■ WHAT YOU HAVE TO DO: Skip every picture and transcribe the remaining material exactly.

---*---

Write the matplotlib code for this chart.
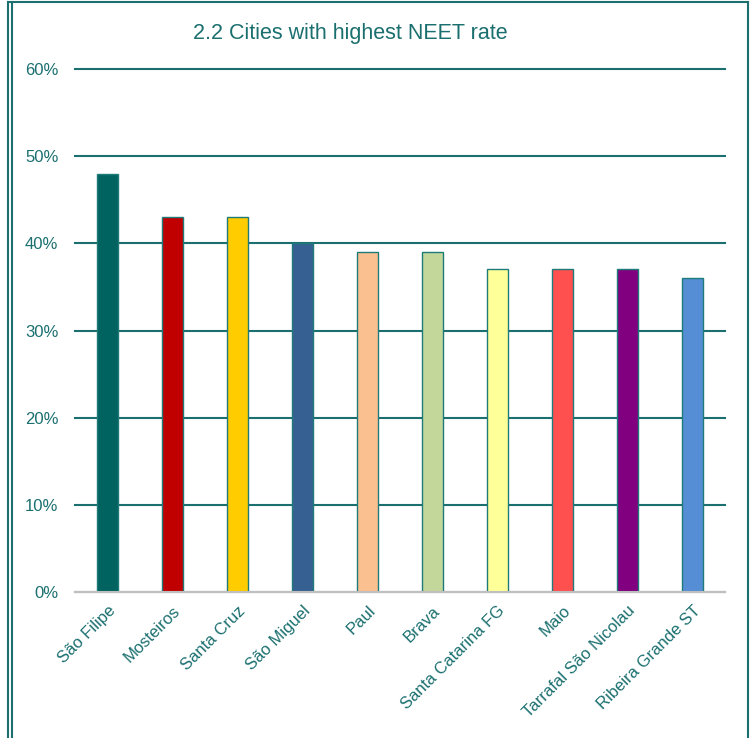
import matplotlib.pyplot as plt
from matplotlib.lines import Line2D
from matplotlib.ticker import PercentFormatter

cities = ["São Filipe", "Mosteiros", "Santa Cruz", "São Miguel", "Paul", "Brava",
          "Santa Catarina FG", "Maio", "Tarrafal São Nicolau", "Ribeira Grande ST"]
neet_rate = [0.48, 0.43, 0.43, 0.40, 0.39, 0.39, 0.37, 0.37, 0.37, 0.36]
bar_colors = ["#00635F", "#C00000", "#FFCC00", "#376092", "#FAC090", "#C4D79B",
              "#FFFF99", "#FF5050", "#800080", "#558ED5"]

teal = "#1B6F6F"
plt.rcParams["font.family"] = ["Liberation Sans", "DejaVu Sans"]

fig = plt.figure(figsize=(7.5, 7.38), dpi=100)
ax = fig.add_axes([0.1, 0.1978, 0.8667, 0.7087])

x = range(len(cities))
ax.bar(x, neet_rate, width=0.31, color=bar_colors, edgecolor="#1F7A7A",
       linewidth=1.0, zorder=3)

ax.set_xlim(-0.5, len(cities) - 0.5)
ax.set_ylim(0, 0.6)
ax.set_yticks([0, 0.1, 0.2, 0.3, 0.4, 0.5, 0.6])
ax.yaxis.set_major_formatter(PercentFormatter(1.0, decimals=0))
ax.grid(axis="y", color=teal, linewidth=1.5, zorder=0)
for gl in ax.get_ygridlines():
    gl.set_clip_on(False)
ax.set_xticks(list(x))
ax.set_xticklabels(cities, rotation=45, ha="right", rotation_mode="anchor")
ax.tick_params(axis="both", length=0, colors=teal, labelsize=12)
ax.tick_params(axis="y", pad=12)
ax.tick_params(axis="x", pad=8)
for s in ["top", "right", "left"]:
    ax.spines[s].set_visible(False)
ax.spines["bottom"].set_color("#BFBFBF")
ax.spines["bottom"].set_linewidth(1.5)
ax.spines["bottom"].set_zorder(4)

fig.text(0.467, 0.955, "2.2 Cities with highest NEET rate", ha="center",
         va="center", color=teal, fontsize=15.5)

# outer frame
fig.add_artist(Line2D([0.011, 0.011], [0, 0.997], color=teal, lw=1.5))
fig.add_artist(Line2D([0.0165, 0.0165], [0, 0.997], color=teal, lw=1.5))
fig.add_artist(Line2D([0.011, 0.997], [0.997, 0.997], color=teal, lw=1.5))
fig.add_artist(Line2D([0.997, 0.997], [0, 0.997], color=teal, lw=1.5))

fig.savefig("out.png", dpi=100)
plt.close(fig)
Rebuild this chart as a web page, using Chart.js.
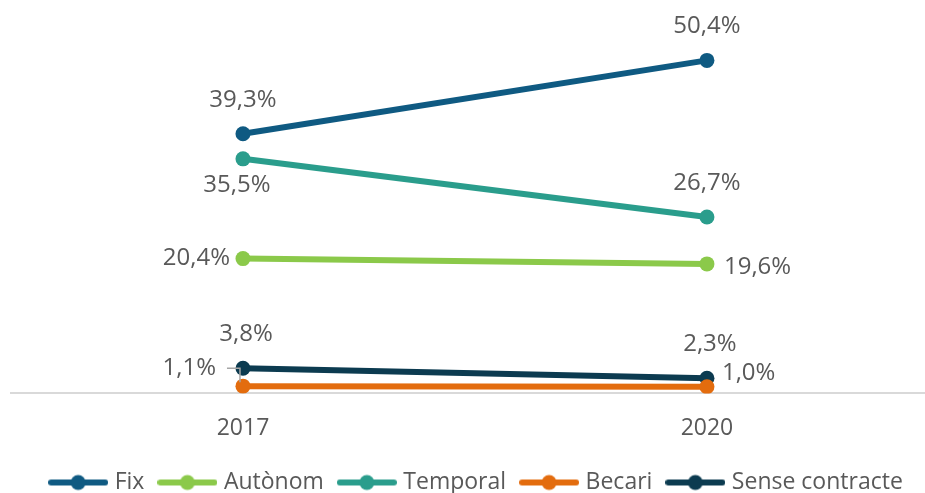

---*---

■ EXPECTED ANSWER:
Write the matplotlib code for this chart.
import matplotlib.pyplot as plt
from matplotlib.lines import Line2D
from matplotlib.ticker import PercentFormatter

cities = ["São Filipe", "Mosteiros", "Santa Cruz", "São Miguel", "Paul", "Brava",
          "Santa Catarina FG", "Maio", "Tarrafal São Nicolau", "Ribeira Grande ST"]
neet_rate = [0.48, 0.43, 0.43, 0.40, 0.39, 0.39, 0.37, 0.37, 0.37, 0.36]
bar_colors = ["#00635F", "#C00000", "#FFCC00", "#376092", "#FAC090", "#C4D79B",
              "#FFFF99", "#FF5050", "#800080", "#558ED5"]

teal = "#1B6F6F"
plt.rcParams["font.family"] = ["Liberation Sans", "DejaVu Sans"]

fig = plt.figure(figsize=(7.5, 7.38), dpi=100)
ax = fig.add_axes([0.1, 0.1978, 0.8667, 0.7087])

x = range(len(cities))
ax.bar(x, neet_rate, width=0.31, color=bar_colors, edgecolor="#1F7A7A",
       linewidth=1.0, zorder=3)

ax.set_xlim(-0.5, len(cities) - 0.5)
ax.set_ylim(0, 0.6)
ax.set_yticks([0, 0.1, 0.2, 0.3, 0.4, 0.5, 0.6])
ax.yaxis.set_major_formatter(PercentFormatter(1.0, decimals=0))
ax.grid(axis="y", color=teal, linewidth=1.5, zorder=0)
for gl in ax.get_ygridlines():
    gl.set_clip_on(False)
ax.set_xticks(list(x))
ax.set_xticklabels(cities, rotation=45, ha="right", rotation_mode="anchor")
ax.tick_params(axis="both", length=0, colors=teal, labelsize=12)
ax.tick_params(axis="y", pad=12)
ax.tick_params(axis="x", pad=8)
for s in ["top", "right", "left"]:
    ax.spines[s].set_visible(False)
ax.spines["bottom"].set_color("#BFBFBF")
ax.spines["bottom"].set_linewidth(1.5)
ax.spines["bottom"].set_zorder(4)

fig.text(0.467, 0.955, "2.2 Cities with highest NEET rate", ha="center",
         va="center", color=teal, fontsize=15.5)

# outer frame
fig.add_artist(Line2D([0.011, 0.011], [0, 0.997], color=teal, lw=1.5))
fig.add_artist(Line2D([0.0165, 0.0165], [0, 0.997], color=teal, lw=1.5))
fig.add_artist(Line2D([0.011, 0.997], [0.997, 0.997], color=teal, lw=1.5))
fig.add_artist(Line2D([0.997, 0.997], [0, 0.997], color=teal, lw=1.5))

fig.savefig("out.png", dpi=100)
plt.close(fig)
Rebuild this chart as a web page, using Chart.js.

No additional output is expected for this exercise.